> [Material provided]:
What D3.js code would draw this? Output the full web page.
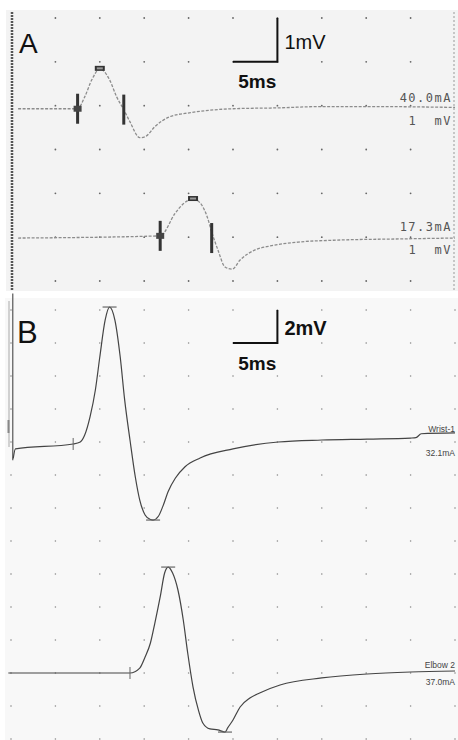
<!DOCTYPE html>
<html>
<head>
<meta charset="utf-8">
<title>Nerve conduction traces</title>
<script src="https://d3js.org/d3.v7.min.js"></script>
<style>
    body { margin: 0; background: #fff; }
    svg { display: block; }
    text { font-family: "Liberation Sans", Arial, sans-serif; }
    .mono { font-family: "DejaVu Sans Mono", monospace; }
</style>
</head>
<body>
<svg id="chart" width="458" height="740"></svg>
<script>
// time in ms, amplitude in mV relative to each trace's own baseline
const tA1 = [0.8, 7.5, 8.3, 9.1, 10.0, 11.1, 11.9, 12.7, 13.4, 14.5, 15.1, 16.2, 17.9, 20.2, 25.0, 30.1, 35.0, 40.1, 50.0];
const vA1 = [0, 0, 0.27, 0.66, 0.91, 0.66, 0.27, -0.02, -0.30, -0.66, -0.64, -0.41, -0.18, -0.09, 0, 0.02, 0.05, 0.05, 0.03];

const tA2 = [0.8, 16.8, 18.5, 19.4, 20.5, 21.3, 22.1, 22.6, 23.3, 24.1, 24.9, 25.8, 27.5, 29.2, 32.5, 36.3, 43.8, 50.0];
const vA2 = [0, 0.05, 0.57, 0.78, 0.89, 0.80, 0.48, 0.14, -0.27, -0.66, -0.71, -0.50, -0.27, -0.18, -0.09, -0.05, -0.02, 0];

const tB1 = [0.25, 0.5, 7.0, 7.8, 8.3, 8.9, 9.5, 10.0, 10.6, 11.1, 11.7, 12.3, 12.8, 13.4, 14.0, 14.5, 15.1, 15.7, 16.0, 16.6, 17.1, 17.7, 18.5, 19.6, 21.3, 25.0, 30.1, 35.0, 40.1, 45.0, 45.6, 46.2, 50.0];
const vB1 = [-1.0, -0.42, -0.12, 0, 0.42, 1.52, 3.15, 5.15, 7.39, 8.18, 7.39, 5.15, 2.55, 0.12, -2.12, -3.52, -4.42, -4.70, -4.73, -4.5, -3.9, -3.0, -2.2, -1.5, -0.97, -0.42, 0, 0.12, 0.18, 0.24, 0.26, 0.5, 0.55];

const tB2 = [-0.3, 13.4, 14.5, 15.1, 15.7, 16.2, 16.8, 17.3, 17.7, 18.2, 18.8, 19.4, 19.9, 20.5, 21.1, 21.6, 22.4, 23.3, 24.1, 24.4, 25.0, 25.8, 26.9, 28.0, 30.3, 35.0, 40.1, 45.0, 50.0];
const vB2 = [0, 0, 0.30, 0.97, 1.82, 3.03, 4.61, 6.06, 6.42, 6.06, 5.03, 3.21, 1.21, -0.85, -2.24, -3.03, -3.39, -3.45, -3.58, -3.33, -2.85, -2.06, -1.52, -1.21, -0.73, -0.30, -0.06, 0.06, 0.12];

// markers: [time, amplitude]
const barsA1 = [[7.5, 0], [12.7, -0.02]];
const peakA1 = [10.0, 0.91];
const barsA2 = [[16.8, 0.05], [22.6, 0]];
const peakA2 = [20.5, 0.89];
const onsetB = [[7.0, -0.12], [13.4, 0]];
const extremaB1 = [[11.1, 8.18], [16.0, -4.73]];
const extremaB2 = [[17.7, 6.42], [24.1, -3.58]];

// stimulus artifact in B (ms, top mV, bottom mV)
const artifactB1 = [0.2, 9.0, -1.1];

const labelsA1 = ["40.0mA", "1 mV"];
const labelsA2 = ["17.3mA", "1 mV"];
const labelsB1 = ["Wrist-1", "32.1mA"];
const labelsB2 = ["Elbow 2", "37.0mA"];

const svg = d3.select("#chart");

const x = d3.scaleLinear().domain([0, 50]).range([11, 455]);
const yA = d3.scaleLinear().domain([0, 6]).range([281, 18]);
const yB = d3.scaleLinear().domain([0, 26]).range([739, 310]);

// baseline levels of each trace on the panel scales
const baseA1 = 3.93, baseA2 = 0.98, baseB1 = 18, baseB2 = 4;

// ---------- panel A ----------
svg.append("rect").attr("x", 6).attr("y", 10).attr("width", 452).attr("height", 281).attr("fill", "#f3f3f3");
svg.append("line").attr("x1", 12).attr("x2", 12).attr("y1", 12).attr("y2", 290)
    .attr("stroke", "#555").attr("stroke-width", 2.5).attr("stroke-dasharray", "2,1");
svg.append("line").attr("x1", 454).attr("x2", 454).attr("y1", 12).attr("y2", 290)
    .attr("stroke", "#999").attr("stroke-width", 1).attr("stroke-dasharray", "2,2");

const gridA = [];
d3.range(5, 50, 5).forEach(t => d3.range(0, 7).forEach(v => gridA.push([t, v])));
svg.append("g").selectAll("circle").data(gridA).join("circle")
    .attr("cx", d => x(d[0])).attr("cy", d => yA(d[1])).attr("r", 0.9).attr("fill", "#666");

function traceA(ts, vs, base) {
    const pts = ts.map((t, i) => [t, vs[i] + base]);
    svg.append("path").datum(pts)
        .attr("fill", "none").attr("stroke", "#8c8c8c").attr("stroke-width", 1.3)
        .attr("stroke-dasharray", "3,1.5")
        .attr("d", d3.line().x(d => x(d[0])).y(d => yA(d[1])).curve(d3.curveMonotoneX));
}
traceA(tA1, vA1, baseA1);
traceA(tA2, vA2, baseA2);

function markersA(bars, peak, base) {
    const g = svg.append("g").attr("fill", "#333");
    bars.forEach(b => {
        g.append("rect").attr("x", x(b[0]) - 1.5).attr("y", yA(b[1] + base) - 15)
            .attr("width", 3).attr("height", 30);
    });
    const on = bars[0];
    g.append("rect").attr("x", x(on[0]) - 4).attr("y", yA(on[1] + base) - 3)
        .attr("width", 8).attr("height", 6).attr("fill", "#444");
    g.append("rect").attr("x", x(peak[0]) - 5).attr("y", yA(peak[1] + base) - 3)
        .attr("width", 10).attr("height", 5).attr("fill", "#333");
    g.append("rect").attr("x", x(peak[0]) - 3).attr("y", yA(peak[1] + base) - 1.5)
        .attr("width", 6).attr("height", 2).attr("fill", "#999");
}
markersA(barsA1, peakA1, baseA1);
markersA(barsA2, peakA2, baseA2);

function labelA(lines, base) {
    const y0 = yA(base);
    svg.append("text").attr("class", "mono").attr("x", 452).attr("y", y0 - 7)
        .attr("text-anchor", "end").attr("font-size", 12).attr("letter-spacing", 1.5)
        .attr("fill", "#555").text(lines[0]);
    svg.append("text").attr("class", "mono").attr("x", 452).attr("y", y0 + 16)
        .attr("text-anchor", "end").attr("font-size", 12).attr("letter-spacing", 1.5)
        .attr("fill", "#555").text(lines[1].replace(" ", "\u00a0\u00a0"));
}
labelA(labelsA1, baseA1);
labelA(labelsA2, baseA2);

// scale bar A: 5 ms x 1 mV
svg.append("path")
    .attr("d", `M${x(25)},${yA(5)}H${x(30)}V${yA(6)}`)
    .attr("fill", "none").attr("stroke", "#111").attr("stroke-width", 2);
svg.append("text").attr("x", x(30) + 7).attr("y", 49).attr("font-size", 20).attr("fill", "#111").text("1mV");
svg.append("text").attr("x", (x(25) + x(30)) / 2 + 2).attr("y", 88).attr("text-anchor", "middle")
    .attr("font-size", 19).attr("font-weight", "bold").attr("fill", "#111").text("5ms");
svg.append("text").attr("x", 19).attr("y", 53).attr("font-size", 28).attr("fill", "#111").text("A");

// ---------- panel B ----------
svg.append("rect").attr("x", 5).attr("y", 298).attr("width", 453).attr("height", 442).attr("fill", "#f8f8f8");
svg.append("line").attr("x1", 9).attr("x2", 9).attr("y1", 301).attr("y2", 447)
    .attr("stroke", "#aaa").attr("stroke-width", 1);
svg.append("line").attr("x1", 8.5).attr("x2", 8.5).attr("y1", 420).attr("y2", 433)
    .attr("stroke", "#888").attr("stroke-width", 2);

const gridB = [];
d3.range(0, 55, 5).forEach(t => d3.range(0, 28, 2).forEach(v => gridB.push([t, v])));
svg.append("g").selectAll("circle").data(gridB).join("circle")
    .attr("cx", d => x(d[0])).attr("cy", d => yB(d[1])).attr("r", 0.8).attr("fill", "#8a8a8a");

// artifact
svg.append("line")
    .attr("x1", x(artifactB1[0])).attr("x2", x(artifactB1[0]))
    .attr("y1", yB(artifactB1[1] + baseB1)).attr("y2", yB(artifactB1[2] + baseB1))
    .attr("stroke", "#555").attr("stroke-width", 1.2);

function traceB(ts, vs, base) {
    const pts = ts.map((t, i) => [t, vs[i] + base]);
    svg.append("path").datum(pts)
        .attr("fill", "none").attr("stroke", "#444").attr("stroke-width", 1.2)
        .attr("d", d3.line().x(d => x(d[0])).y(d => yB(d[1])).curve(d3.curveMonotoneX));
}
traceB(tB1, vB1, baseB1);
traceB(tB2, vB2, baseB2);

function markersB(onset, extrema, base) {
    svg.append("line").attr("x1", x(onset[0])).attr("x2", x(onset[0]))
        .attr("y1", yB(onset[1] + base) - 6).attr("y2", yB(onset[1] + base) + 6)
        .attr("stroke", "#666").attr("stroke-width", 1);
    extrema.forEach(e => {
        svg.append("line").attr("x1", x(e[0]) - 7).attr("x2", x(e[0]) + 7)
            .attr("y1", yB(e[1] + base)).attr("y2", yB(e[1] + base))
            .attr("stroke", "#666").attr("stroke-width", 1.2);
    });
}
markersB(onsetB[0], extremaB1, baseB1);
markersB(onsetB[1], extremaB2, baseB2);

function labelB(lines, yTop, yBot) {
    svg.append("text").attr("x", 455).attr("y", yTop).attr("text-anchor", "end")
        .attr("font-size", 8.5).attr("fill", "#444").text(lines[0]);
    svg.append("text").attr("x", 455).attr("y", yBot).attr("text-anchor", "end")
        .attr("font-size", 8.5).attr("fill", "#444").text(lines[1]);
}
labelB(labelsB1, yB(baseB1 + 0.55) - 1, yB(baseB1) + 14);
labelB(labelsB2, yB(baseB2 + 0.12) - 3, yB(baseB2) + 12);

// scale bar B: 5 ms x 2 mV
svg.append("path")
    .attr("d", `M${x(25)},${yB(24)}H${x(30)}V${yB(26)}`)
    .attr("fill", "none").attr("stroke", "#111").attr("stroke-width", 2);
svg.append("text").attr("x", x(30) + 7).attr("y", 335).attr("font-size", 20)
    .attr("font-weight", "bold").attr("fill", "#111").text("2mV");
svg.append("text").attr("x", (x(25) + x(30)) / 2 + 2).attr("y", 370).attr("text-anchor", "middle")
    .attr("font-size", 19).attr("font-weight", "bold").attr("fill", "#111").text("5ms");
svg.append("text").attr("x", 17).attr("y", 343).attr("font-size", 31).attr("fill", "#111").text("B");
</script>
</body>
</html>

> [What the exercise asks]:
Starting at the first line of the material, output exactly the lines up to and including the one with "0.05, 0.05, 0.03];". Do not include the pictures.

> [The output]:
What D3.js code would draw this? Output the full web page.
<!DOCTYPE html>
<html>
<head>
<meta charset="utf-8">
<title>Nerve conduction traces</title>
<script src="https://d3js.org/d3.v7.min.js"></script>
<style>
    body { margin: 0; background: #fff; }
    svg { display: block; }
    text { font-family: "Liberation Sans", Arial, sans-serif; }
    .mono { font-family: "DejaVu Sans Mono", monospace; }
</style>
</head>
<body>
<svg id="chart" width="458" height="740"></svg>
<script>
// time in ms, amplitude in mV relative to each trace's own baseline
const tA1 = [0.8, 7.5, 8.3, 9.1, 10.0, 11.1, 11.9, 12.7, 13.4, 14.5, 15.1, 16.2, 17.9, 20.2, 25.0, 30.1, 35.0, 40.1, 50.0];
const vA1 = [0, 0, 0.27, 0.66, 0.91, 0.66, 0.27, -0.02, -0.30, -0.66, -0.64, -0.41, -0.18, -0.09, 0, 0.02, 0.05, 0.05, 0.03];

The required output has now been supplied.